Hoy, esta santísima noche. Fue el Papa Sixto III, en el siglo quinto, quien introdujo en el rito romano la costumbre de celebrar una misa de Navidad a medianoche en la basílica de Santa María la Mayor. El mismo pontífice había construido allí una capilla en honor del nacimiento de Jesús que era algo así como una réplica de la gruta de Belén; fue por eso que la iglesia comenzó a llamarse Santa María al Pesebre. Probablemente este uso se inspiró en lo que sucedía en el propio lugar del nacimiento del Señor: los fieles acudían a Belén y pasaban la noche en oración junto a la gruta. Cuando yo era niño esta misa comenzaba exactamente a medianoche y se llamaba Misa del Gallo; el brindis, en todo caso, venía después.

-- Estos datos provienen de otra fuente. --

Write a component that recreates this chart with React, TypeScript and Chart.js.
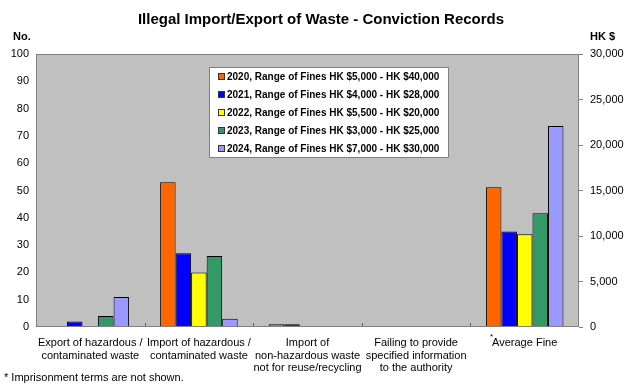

Pongámonos en espíritu como si estuviéramos en Belén. Al concluir la misa vamos a venerar con un beso la imagen del Niño Jesús. Pero lo decisivo ocurre en el interior; nuestra curtida naturaleza, nuestra noche, es alcanzada por la luz. Hoy se manifestó la bondad de Dios nuestro Salvador y su amor a los hombres (segunda lectura, Tito 3, 4). ¡Que alcance a muchos más! A todos aquellos cuyos nombres llevamos en el corazón, a los que sin saber muy bien porqué intercambian un saludo de Feliz Navidad; ojalá alcance al mundo entero.